Fixing up incorrect `index.html` URLs

Lots of URLs on the original site ended with /, rather than /some_page.html. wget instead saved these pages with a filename of index.html. Fixing these up was a pain. In terms of making the site work, this strictly wasn't necessary. GitHub Pages will respond with a request to foo/ as the index.html in the foo directory, so any existing links to the site would still work. However, fixing this does ensure anyone sharing links to our pages uses the same URL as the pages always had.

I'm not even completely sure that this was entirely fixed correctly; there are just too many URLs to verify, but it appeared to have the desired behaviour. You can see the commit message for the code I used.

Essentially, it used lots of regular expressions to substitute:

foo/index.html to foo/;
foo/index.html#bar to foo#bar;
foo/baz.html to foo/baz;
foo/baz.html#foobar to foo/baz#foobar.

There are a few other tweaks I did to clean up URL links too. They are detailed in the other commit messages in the repository.
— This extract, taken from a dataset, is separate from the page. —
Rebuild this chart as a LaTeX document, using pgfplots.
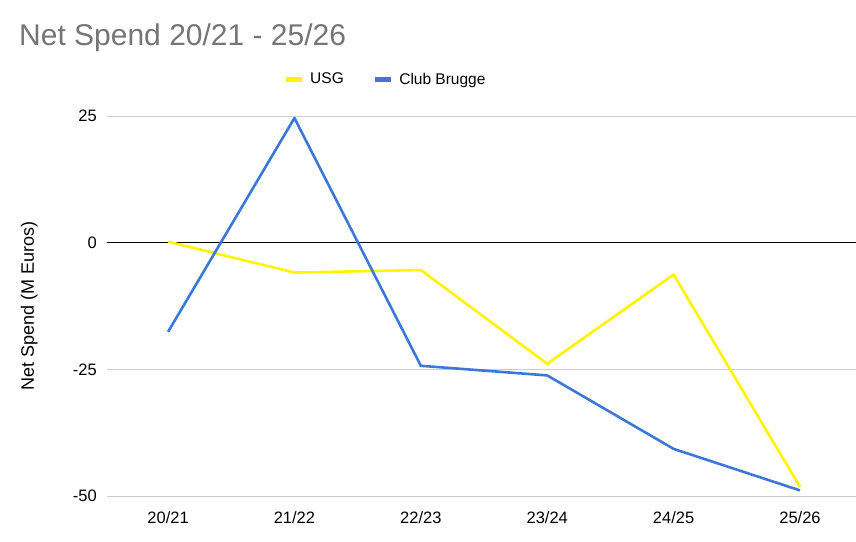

Some other redirect problems

For us, some redirects we had set up on the old site caused a couple of cases where files ended up in the wrong place or with the wrong name compared with the original site. We had to be careful to fix up relative URLs here. We also had multiple copies of certain files. These weren't difficult to fix by hand as there were only a few to modify.

Finally, we had to correctly set up redirects to the new site in our server configuration, and everything was finally done.

Moving on

After much work, the static version's now working well. Everything's pretty much the same on the site aside from the interactive forms. It was much more of a task to get done than I'd imagined. I think it was around half a day spent trying out wget options and another couple of days spent on resolving all the other issues.

The advantages are that we don't need to maintain a WordPress installation to run the site and the site's getting hosted for free.

Good luck if you're tackling the same problem! Hopefully some of the tips here might help you with your migration.